Kompilasi mengatur perjanjian harta bersama dan perjanjian yang berkaitan
dengan masalah poligami.
Pasal 47
1.
Pada waktu atau
sebelum perkawinan dilangsungkan kedua calon mempelai dapat membuat perjanjian
tertulis yang disahkan Pegawai Pencatat Nikah mengenai kedudukan harta
dalamperkawinan.
2.
Perjanjian
tersebut dalam ayat (1) dapat meliputi percampuran harta probadi dan pemisahan
harta pencaharian masing-masing sepanjang hal itu tidak bertentangan dengan
Islam.
3.
Di samping
ketentuan dalam ayat (1) dan (2) di atas, boleh juga isi perjanjian itu
menetapkan kewenangan masing-masing untuk mengadakan ikatan hipotik atas harta
pribadi dan harta bersama atau harta syarikat.
Pasal 48
1.
Apabila dibuat
perjanjian perkawinan mengenai pemisah harta bersama atau harta syarikat, maka
perjanjian tersebut tidak boleh menghilangkan kewajiban suami untuk memenuhi
kebutuhan rumah tangga.
2.
Apabila dibuat
perjanjian perkawinan tidak memenuhi ketentuan tersebut pada ayat (1) dianggap
tetap terjadi pemisahan harta bersama atau harta syarikat dengan kewajiban
suami menanggung biaya kebutuhan rumah tangga.
Pasal 49
1.
Perjanjian
percampuran harta pribadi dapat meliputi semua harta, baik yang dibawa
masing-masing ke dalam perkawinan maupun yang diperoleh masing-masing selama
perkawinan.
2.
Dengan tidak
mengurangi ketentuan tersebut pada ayat (1) dapat juga diperjanjikan bahwa
percampuran harta pribadi yang dibawa pada saat perkawinan dilangsungkan,
sehingga percampuran ini tidak meliputi harta pribadi yang diperoleh selama
perkawinan atau sebaliknya.
Pasal 50
1.
Perjanjian
perkawinan mengenai harta, mengikat kepada para pihak dan pihak ketiga
terhitung mulai tanggal dilangsungkan perkawinan di hadapan Pegawai Pencatat
Nikah.
2.
Perjanjian
perkawinan mengenai harta dapat dicabut atas persetujuan bersama suami isteri
dan wajib mendaftarkannya di Kantor Pegawai Pencatat Nikah tempat perkawinan
dilangsungkan.
3.
Sejak
pendaftaran tersebut, pencabutan telah mengikat kepada suami isteri tetapi
terhadap pihak ketiga pencabutan baru mengikat sejak tanggal pendaftaran itu
diumumkan suami isteri dalam suatu surat kabar setempat.
4.
Apabila dalam tempo
6 (enam) bulan pengumuman tidak dilakukan yang bersangkutan,
pendaftaran pencabutan dengan sendirinya gugur dan tidak mengikat kepada pihak ketiga.

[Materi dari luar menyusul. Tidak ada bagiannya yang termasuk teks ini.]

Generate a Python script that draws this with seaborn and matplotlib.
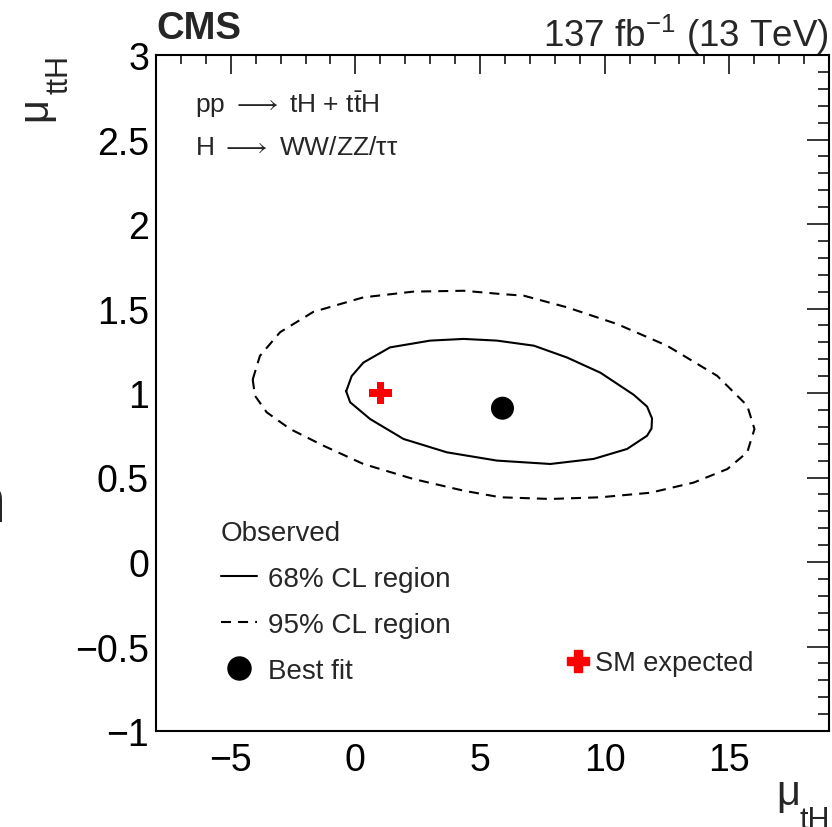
import seaborn as sns
import matplotlib.pyplot as plt
from matplotlib.lines import Line2D
from matplotlib.ticker import MultipleLocator

# 68% CL contour (mu_tH, mu_ttH)
cl68_x = [-0.37, -0.21, 0.59, 1.93, 3.67, 5.68, 7.82, 9.56, 10.90, 11.70, 11.88, 11.90,
          11.70, 11.16, 9.83, 8.49, 7.16, 5.68, 4.34, 3.00, 1.39, 0.32, -0.15, -0.37]
cl68_y = [1.01, 0.945, 0.846, 0.728, 0.649, 0.600, 0.580, 0.610, 0.669, 0.747, 0.79, 0.85,
          0.92, 0.99, 1.12, 1.21, 1.28, 1.31, 1.32, 1.31, 1.27, 1.18, 1.10, 1.01]

# 95% CL contour
cl95_x = [-4.12, -3.83, -3.02, -1.69, 0.32, 2.33, 4.34, 5.81, 6.75, 8.49, 10.50, 12.50,
          14.51, 15.72, 16.01, 15.72, 14.92, 13.57, 11.84, 9.83, 7.82, 5.81, 4.34, 2.33,
          0.32, -1.28, -2.62, -3.56, -4.03, -4.12]
cl95_y = [1.08, 1.22, 1.36, 1.48, 1.566, 1.600, 1.605, 1.586, 1.576, 1.507, 1.408, 1.28,
          1.102, 0.925, 0.787, 0.649, 0.550, 0.470, 0.410, 0.383, 0.373, 0.383, 0.422, 0.491,
          0.580, 0.688, 0.787, 0.886, 0.984, 1.08]

best_fit = (5.9, 0.91)
sm_expected = (1.0, 1.0)

x_ticks = [-5, 0, 5, 10, 15]
x_ticklabels = ["\u22125", "0", "5", "10", "15"]
y_ticks = [-1, -0.5, 0, 0.5, 1, 1.5, 2, 2.5, 3]
y_ticklabels = ["\u22121", "\u22120.5", "0", "0.5", "1", "1.5", "2", "2.5", "3"]

sns.set_style("white")
plt.rcParams["font.family"] = ["Liberation Sans", "DejaVu Sans"]
plt.rcParams["mathtext.fontset"] = "custom"
plt.rcParams["mathtext.rm"] = "Liberation Sans"
plt.rcParams["mathtext.it"] = "Liberation Sans:italic"
plt.rcParams["mathtext.bf"] = "Liberation Sans:bold"

W, H = 832, 828
fig = plt.figure(figsize=(W / 100, H / 100), dpi=100)
ax = fig.add_axes([156 / W, 1 - 732 / H, 673 / W, 676 / H])


def fx(px):
    return px / W


def fy(py):
    return 1 - py / H


sns.lineplot(x=cl95_x, y=cl95_y, sort=False, estimator=None, color="black",
             lw=1.5, linestyle=(0, (4.8, 3.4)), ax=ax)
sns.lineplot(x=cl68_x, y=cl68_y, sort=False, estimator=None, color="black",
             lw=1.5, ax=ax)
sns.scatterplot(x=[best_fit[0]], y=[best_fit[1]], s=275, color="black",
                edgecolor="none", ax=ax, zorder=5)
sns.scatterplot(x=[sm_expected[0]], y=[sm_expected[1]], s=260, marker="P",
                color="red", edgecolor="none", ax=ax, zorder=5)

ax.set_xlim(-8, 19)
ax.set_ylim(-1, 3)
ax.set_xticks(x_ticks)
ax.set_xticklabels(x_ticklabels)
ax.set_yticks(y_ticks)
ax.set_yticklabels(y_ticklabels)
ax.xaxis.set_minor_locator(MultipleLocator(1))
ax.yaxis.set_minor_locator(MultipleLocator(0.1))
ax.tick_params(axis="both", which="both", direction="in", top=True, right=True,
               width=1.1, labelsize=27, colors="black")
ax.tick_params(axis="x", which="major", length=13.5, pad=8)
ax.tick_params(axis="x", which="minor", length=6.7)
ax.tick_params(axis="y", which="major", length=15.5, pad=5)
ax.tick_params(axis="y", which="minor", length=7.8)
for sp in ax.spines.values():
    sp.set_visible(True)
    sp.set_color("black")
    sp.set_linewidth(1.5)

# axis titles (ROOT style, big subscripts)
fig.text(fx(800), fy(805), "\u03bc", fontsize=30, ha="right", va="baseline")
fig.text(fx(799), fy(829), "tH", fontsize=22, ha="left", va="baseline")
fig.text(fx(35), fy(109), "\u03bc", fontsize=30, ha="center", va="center", rotation=90)
fig.text(fx(60), fy(75), "ttH", fontsize=22, ha="center", va="center", rotation=90)

# header
fig.text(fx(156), fy(39), "CMS", fontsize=27.5, fontweight="bold", ha="left", va="baseline")
fig.text(fx(829), fy(47), r"137 fb$^{\mathrm{-1}}$ (13 TeV)", fontsize=26.5,
         ha="right", va="baseline")

# process labels
fig.text(fx(195), fy(113), r"pp $\longrightarrow$ tH + t$\bar{\mathrm{t}}$H", fontsize=19,
         ha="left", va="baseline")
fig.text(fx(195), fy(155), r"H $\longrightarrow$ WW/ZZ/$\mathrm{\tau\tau}$", fontsize=19,
         ha="left", va="baseline")

# legends
h_obs = [Line2D([], [], color="black", lw=1.5),
         Line2D([], [], color="black", lw=1.5, linestyle=(0, (4.8, 3.4))),
         Line2D([], [], color="black", lw=0, marker="o", markersize=16.6)]
leg1 = ax.legend(h_obs, ["68% CL region", "95% CL region", "Best fit"], title="Observed",
                 loc="upper left", bbox_to_anchor=(fx(221), fy(521)),
                 bbox_transform=fig.transFigure, frameon=False,
                 fontsize=20, title_fontsize=20, alignment="left",
                 handlelength=1.3, handletextpad=0.38, labelspacing=0.72,
                 borderpad=0, borderaxespad=0)
ax.add_artist(leg1)
h_sm = [Line2D([], [], color="red", lw=0, marker="P", markersize=16)]
ax.legend(h_sm, ["SM expected"], loc="upper left", bbox_to_anchor=(fx(566), fy(651)),
          bbox_transform=fig.transFigure, frameon=False, fontsize=19.5,
          handlelength=0.86, handletextpad=0.2, borderpad=0, borderaxespad=0)

# cropped letter at the left border of the original image
fig.text(fx(6), fy(522), "n", fontsize=47, ha="right", va="baseline")

fig.savefig("out.png", dpi=100)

pendaftaran pencabutan dengan sendirinya gugur dan tidak mengikat kepada pihak ketiga.
5.
Pencabutan
perjanjian perkawinan mengenai harta tidak boleh merugikan perjanjian yang
telah diperbuat sebelumnya dengan pihak ketiga.
Pasal 51
Pelanggaran
atas perjanjian perkawinan memeberi hak kepada isteri untuk meminta pembatalan
nikah atau mengajukannya. Sebagai alasan gugatan perceraian ke Pengadilan
Agama.
Pasal
52
Pada saat dilangsungkan
perkawinan dengan isteri kedua, ketiga dan keempat, boleh diperjanjikan
mengenai tempat kediaman, waktu giliran dan biaya rumah tangga bagi isteri yang
akan dinikahinya itu.[22]
Akan
halnya mengenai perjanjian perkawinan, apabila telah disepakati oleh kedua
mempelai, maka masing-masing wajib memenuhinya. Sepanjang dalam perjanjian
tersebut tidak ada pihak-pohak lain yang memaksa. Ini sejalan dengan hadis
riwayat Bukhori:
مَنْ شَرَطَ عَلَى نَفْسِهِ
طَائِعًا غَيْرَ مُكْرَهٍ فَهُوَعَلَيْهِ
“Barangsiapa
mensyaratkan pada dirinya sendiri untuk maksud taat (kepada Allah dan
Rasul-Nya), dalam keadaan tidak terpaksa, maka ia wajib memenuhinya.” (H.R. al-Bukhari)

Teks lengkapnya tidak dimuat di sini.